Ori and the Will of the Wisps situe son action une poignée de semaines après la fin relativement tragique du premier épisode : la chouette Kuro n'est plus, mais la petite bande réunie autour de la créature éponyme s'occupe avec le plus grand soin du seul oisillon que la lumière du Spirit Tree n'a pas consumé. Mais la vie du jeune Ku ne commence malheureusement pas sous les meilleurs auspices, puisque l'orphelin se retrouve dans l'incapacité de voler, la faute à une aile estropiée qui pousse Ori à aller chercher une solution temporaire du côté de sa défunte mère... Les deux compagnons s'envolent ensuite grâce au pouvoir de la plume pour se glisser parmi un groupe d'oies en pleine migration, mais un violent orage met bien vite fin à ce bref moment de plénitude.
Ku comme un ver
Comme tout metroidvania qui se respecte, le vaillant Ori, pourtant stuffé jusqu'à l'os, va perdre tous ses moyens et attributs dans la violente chute qui s'en suit, en plus d'être séparé de son nouveau compagnon de route. Commence alors l'exploration d'une nouvelle région aux paysages aussi naturels qu'oniriques, que le producteur Daniel Smith nous annonce d'emblée comme trois fois plus grande que l'originale :
Puisque le jeu est bien plus ambitieux cette fois, nous avons choisi d'accélérer le rythme, et de proposer un plus large choix de capacités aux joueurs. Mais nous ne pensons pas le jeu comme un "Ori 2", il n'est pas vraiment nécessaire d'avoir joué au premier pour en profiter. Nous nous sentons redevables vis-à-vis de notre public, et c'est sans doute pourquoi il nous a fallu prendre du temps pour travailler cette suite.
Le mantra "le même en mieux" s'avère bien vite palpable, puisqu'Ori and the Will of the Wisps se montre plus rythmé d'entrée de jeu. Nu comme un vert luisant, notre héros situé quelque part entre le chat et l'écureuil va bien vite mettre la patte sur de nombreuses capacités qui vont le rendre plus agile en seulement quelques dizaines de minutes. En plus des classiques double-sauts et autres rebonds sur les projectiles adverses, Ori profite désormais d'un nouveau menu radial qui lui permet d'assigner bien des capacités aux boutons B, X et Y. L'arc lui permet par exemple de toucher des ennemis en plein vol ou d'activer à distance bon nombre de mécanismes, tandis qu'un cocon protecteur permet de régénérer la barre de vie, une béquille toujours bien pratique, surtout lorsque la nature se veut une fois de plus un rien hostile.
"Vous avez le sentiment d'y avoir gagné"
C'est que les différents environnements de Siwen regorgent d'ennemis aux patterns bien établis, et la nouvelle palette d'actions s'avère ô combien salvatrice.
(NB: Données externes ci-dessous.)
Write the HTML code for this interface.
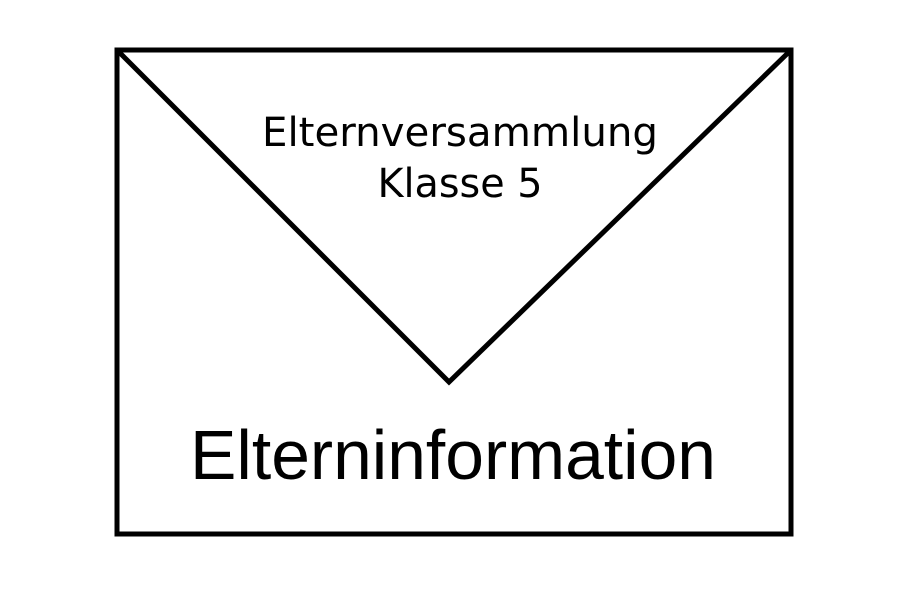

Ori and the Will of the Wisps offre en effet bien plus de possibilités que le premier volet, et laisse au joueur le choix d'équiper des badges aux effets variés, qui peuvent aussi faire l'effet d'une épée à double-tranchant, puisque la hausse des dégâts infligés ira souvent de paire avec ceux encaissés. Les plus curieux profiteront de leur exploration pour glaner toujours plus de bonus cumulables, mais il faudra également compter avec de nouvelles quêtes secondaires (dont une en forme d'hommage à Link's Awakening) s'ajoutant sur la world map, qui n'est heureusement plus divisée en zones nébuleuses, mais forme bien un tout organiquement lié.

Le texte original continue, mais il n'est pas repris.